4. Thus ended the only effort that was ever made by the officers of Missouri to bring to justice these violators of the law. One class of citizens had conspired against the liberties of another class, and being the stronger had, without the authority of the law, or shadow of justification, driven twelve hundred of them from their possessions, and there was not virtue enough in the executive of the state and his associates to punish the offenders. The determination of the mob to resist the law was stronger than the determination of the state officers to execute it and make it honorable. And yet the constitution of the state made it the imperative duty of the executive to “take care that the laws are faithfully executed;” and the laws of the state empowered the commander-in-chief of the militia (the governor) “in case of * * * insurrection, or war, or public danger, or other emergency, to call forth into actual service such portion of the militia as he might deem expedient.” With this power placed in his hands by the laws of the state, Governor Dunklin permitted mobs to overawe the court of inquiry he himself had ordered, and allowed them to continue unchecked in their unhallowed deeds of devastation and violence. And while the mobocrats triumphed over law and order, the governor’s letters to the leading Elders of the Church contained many pretty, patriotic sentiments, but he lacked the moral courage to execute the law of the state.

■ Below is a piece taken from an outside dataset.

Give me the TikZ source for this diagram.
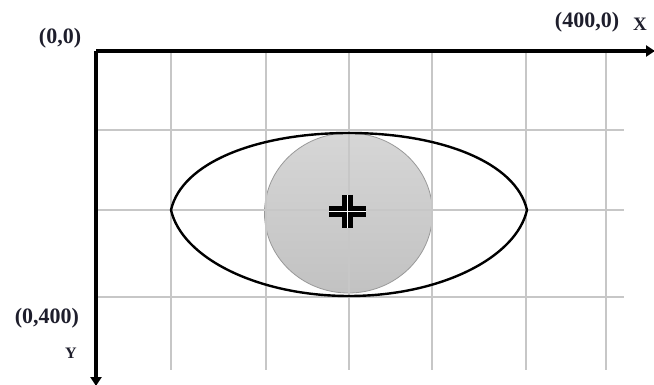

5. The letter here referred to will be found on pages 476-8.

6. The arms were never returned to their owners. Before Lucas received the Governor’s order, forwarded to him by the brethren, he had left Jackson county, settled in Lexington, Missouri, and resigned his commission. Subsequently Governor Dunklin issued a second requisition for the arms, this time directing it to Colonel Pitcher; but between the issuing of the two orders, the first to Lucas and the second to Pitcher, the arms were distributed among the mob, and they insolently boasted that the arms should not be returned, notwithstanding the order of the chief executive of the state.